Carrier, Engine Programs
Richard Fontaine, president of the Center for a New American Security, agreed that the dollar figures may be small but the symbolism is important.
"The two joint research projects, announced during the trip as part of the Defense Trade and Technology Initiative, are very small, but they are a start," Fontaine said. "With hope, this will energize the DTTI, which so far has yielded few concrete benefits to the two sides."
The two governments have set up collaboration groups on aircraft carrier technology and fighter jet engines, something that Fontaine said would be "very significant."
The carrier discussions include collaboration on the development of a nuclear carrier, something Indian officials see as the next step in their growing maritime capabilities. An Indian MoD source said the government is particularly interested in the next-generation electromagnetic aircraft launch system (EMALS) technology used on Ford-class US carriers, which will enable an aircraft carrier to more efficiently fly a variety of planes.
The source added that the joint development of the GE-414 jet engine for use by India's homemade Light Combat Aircraft design is also being discussed.
Carter's trip through the Pacific, which also included stops in Hawaii and Singapore, featured an unmistakable line of concern about rising Chinese aggression in the region.
The framework with India, which was sketched out during President Barack Obama's visit to India in January, gives the US a major maritime ally with a common concern in China.
"The strategic logic is compelling — stronger defense ties help preserve a balance of power in Asia and serve as a stabilizing force in the Indo-Pacific region," Fontaine said. "Going forward, the challenge will be to translate much bilateral political goodwill and overarching agreements into real progress at the bureaucratic, commercial and operational levels."
He highlighted a stop by Carter at the naval port of Visag, the headquarters of India's eastern Navy, as "symbolically significant in light of the rhetorical jousting between him and Chinese officials on maritime matters over the past week."

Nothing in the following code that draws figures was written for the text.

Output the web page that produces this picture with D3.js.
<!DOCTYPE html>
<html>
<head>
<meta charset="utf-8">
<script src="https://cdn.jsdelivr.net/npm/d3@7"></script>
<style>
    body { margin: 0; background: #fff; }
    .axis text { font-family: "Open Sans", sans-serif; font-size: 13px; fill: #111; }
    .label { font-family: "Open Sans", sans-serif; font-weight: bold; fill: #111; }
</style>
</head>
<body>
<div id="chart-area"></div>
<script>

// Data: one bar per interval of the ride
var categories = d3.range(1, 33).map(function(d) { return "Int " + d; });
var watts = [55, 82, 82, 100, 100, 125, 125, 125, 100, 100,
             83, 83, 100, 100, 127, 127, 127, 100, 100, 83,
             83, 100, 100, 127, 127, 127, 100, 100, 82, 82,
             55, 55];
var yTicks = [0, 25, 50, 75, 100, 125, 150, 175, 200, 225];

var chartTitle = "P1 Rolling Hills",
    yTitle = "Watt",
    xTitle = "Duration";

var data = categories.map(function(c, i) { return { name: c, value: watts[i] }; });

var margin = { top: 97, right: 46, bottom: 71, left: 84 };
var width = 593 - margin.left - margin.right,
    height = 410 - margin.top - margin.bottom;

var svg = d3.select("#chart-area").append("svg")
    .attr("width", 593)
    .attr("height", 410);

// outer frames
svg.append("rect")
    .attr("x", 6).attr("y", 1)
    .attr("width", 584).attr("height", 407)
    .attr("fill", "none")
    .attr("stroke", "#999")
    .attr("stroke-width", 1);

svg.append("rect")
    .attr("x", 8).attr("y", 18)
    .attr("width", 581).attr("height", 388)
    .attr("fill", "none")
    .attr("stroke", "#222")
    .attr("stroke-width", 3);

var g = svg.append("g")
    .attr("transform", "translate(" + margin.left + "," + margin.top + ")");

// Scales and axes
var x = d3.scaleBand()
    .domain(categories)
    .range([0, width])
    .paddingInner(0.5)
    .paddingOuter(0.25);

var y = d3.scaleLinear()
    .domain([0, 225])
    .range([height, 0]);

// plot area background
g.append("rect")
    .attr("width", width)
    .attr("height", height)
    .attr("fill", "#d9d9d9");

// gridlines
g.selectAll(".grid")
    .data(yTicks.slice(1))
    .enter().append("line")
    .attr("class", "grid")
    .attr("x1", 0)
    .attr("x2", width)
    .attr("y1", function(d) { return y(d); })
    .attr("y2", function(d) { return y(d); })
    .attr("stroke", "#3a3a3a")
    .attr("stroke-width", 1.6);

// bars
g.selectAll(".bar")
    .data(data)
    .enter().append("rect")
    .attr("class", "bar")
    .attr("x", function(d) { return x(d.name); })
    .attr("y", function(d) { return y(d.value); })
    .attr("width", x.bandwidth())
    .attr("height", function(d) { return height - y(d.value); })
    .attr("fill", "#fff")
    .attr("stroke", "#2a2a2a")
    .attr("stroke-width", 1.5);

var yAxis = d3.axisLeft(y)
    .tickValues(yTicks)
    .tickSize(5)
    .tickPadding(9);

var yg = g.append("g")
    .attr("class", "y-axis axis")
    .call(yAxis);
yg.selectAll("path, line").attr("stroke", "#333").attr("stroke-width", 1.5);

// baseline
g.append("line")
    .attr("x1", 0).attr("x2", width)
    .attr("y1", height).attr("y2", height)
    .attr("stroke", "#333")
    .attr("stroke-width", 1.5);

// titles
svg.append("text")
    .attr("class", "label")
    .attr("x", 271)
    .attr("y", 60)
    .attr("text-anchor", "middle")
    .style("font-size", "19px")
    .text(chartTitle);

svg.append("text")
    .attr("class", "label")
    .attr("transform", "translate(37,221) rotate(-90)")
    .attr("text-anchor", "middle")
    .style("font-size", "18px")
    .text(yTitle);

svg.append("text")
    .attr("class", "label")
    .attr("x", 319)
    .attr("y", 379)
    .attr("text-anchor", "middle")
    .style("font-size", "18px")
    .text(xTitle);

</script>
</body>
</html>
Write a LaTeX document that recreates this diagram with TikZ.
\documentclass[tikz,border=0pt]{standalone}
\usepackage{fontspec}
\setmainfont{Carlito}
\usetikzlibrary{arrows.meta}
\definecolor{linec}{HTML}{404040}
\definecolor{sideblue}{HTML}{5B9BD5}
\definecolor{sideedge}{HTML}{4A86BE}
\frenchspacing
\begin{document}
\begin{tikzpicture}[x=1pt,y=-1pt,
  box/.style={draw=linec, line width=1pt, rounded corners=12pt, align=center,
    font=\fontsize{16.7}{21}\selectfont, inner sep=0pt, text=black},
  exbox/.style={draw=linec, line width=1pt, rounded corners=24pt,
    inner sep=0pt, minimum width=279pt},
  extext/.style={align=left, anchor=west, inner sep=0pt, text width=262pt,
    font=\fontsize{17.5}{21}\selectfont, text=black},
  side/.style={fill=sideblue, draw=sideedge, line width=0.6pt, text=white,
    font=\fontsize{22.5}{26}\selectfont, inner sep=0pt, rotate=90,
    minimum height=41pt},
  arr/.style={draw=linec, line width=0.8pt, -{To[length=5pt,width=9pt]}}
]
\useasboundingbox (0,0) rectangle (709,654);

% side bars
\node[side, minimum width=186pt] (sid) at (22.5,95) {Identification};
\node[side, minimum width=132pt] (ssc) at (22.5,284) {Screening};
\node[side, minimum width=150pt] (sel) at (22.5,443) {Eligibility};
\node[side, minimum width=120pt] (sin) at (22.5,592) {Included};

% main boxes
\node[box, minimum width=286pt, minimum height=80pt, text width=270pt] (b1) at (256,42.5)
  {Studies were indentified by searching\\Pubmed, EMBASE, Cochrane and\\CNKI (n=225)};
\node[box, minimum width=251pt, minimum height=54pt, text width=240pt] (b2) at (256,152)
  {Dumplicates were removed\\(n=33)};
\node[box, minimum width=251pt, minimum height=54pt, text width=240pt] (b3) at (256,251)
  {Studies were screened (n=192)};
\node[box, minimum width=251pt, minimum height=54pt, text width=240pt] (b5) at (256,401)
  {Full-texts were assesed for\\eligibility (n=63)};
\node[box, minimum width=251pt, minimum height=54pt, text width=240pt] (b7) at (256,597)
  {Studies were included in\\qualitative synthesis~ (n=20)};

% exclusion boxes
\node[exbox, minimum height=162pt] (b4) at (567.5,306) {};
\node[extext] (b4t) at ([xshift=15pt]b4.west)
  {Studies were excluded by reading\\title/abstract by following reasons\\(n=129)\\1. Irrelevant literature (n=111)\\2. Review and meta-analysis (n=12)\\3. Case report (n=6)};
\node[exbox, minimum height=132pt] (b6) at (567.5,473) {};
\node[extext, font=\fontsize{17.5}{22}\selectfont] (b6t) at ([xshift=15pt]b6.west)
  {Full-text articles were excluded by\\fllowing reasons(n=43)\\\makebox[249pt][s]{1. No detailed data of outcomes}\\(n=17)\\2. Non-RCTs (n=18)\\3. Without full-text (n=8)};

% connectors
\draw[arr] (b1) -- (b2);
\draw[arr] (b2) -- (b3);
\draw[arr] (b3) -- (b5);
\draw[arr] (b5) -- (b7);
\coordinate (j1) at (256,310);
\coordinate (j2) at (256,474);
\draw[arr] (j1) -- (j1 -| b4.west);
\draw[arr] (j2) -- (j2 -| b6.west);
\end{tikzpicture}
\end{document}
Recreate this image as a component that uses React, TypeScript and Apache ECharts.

Sadanand Dhume, resident fellow at the American Enterprise Institute, also emphasized the role a stronger India could have to ensure "China does not rise as a hegemonic power in Asia."
Although less concrete than in India, the agreement signed by Carter with Vietnam also contained language on industrial co-development.
The agreement explicitly calls to "expand defense trade between our two countries, potentially including cooperation in the production of new technologies and equipment, where possible under current law and policy restrictions."
The inclusion of that language is important, a second defense official said, because the Vietnamese tend to treat their written arrangements with the US very narrowly and very literally.
Phuong Nguyen of the Center for Strategic and International Studies called the new agreement "very encouraging," but warned that a 2011 memorandum, which has provided the guidelines for the US-Vietnamese military relationship, was not executed as fully as it could have been.
"There'll be more challenges at the operational level because the two militaries haven't built a self-sustaining level of trust," she added.
As for industrial participation, Nguyen points to Vietnam's co-production with Russia on the Molniya-class fast attack ships as proof that Vietnam's industrial base is capable of handling such programs.
Industrial co-production "allows the US to transfer defense technology to Vietnam and could be a way to go about defense cooperation since any arms deals have been slow to materialize," she said. "In the end, it helps forge trust."
In the meantime, both sides are looking for potential sales of equipment. That is set to become easier, with the US Senate's Armed Services Committee chairman, John McCain, R-Ariz., ready to introduce a bill to lower restrictions on arms sales to Vietnam.
Vietnam currently buys more than 90 percent of its defense materiel from Russia, according to Pentagon figures.